Here's where Self shafts the reviewer good and proper, right? (Ocker fake interrogatives dominate the dialogue.) It's impossible to engage with the crucial thesis of the novel without ruining it. I can tell you that this is an intertextualist's paradise. Self deploys (having first appropriated, mugged and bashed) every colonialist, post-colonialist, deconstructionist ethnographical narratologist you can think of. All the usual suspects are twisted, blackened and reconditioned under Self's cracked and maniacal narrative virtuosity: Greene, Burgess, Orwell, Conrad, even Julian Jaynes and Stan Gooch.

A colonial-guilt dystopia, shades of the Archbishop of Canterbury's sharia ventilations gone troppo, hovers over a Waugh narrative oddly invaded by Greene colonials, including an Honorary Consul. Here's Rousseau, here's Huxley, here's psoriasis as the outward and visible sign of an inward and invisible inquivoo. Here comes everybody.

So far, so very bloody odd. The puff from JG Ballard describes The Butt as "brilliantly original", but its strength is not its originality, but synthetic power. Self throws all our ideas about colonialism, moral relativism, a corrupted neo-Benthamite moral utilitarianism and, if you like, the Heisenberg principle of ethnography, back in our well-meaning faces, first having macerated them in a mephitic stew of petrol, booze and Viennese cooking. You finish the book, go to bed, and find the thing glowing in the dark, illuminating what you thought made sense until it doesn't... or, rather, it makes a different sort of sense. If that is an incoherent observation, then it is an accurate representation of the magnificent incoherence of The Butt as a whole.

At the end, the reader is left floored among the Anglos and the bing-bongs – Self's abbos, his indigenous peoples, violated, knackered, buggered-about-with and just plain buggered. You want to know what happens to Brodzinski? You'll find out soon enough. And the rest, the honorary consul, the psychoanthropologist, the lawyer, the odd cousin? You'll find out.

The orphans in the orphanage? The tribal customs, immemorial, different-yet-equally-valid? The Anglo obsession with narrative, "sitting in the dark and smelly multiplex of their minds, gagging to know how their lives would turn out, while completely neglecting to live them"? That, too, all of it.

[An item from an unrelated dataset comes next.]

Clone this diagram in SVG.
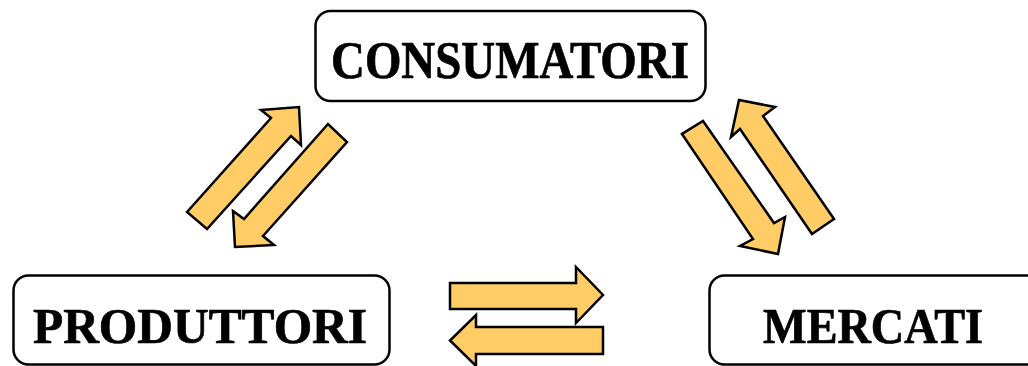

Brodzinski's family – the pointless wife, cipher twins, vapid daughter, video-game obsessive adopted son? No. They just disappear at the first sight of trouble. The moment the butt flicks from Brodzinski's fingers, hurtling out of his private space and bringing a world of retribution tumbling end over end upon him, they're off.

Hard to enumerate what Self has sodded up here, right? Australia. Aboriginal councils. Sharia law. Live Aid. Western "respect" for other "folkways". The whole damn planet. And all the things Self's Australia isn't, or might be: Africa, the Middle East, Papua New Guinea. He's wrapped it up and crushed it out of shape, and the absurd ending exists really to be unnecessary. Things have gone far enough, anyway. The Butt is a hideously engaged, overwritten, barking masterpiece. You're going to read it, that's for sure, but don't say I didn't warn you.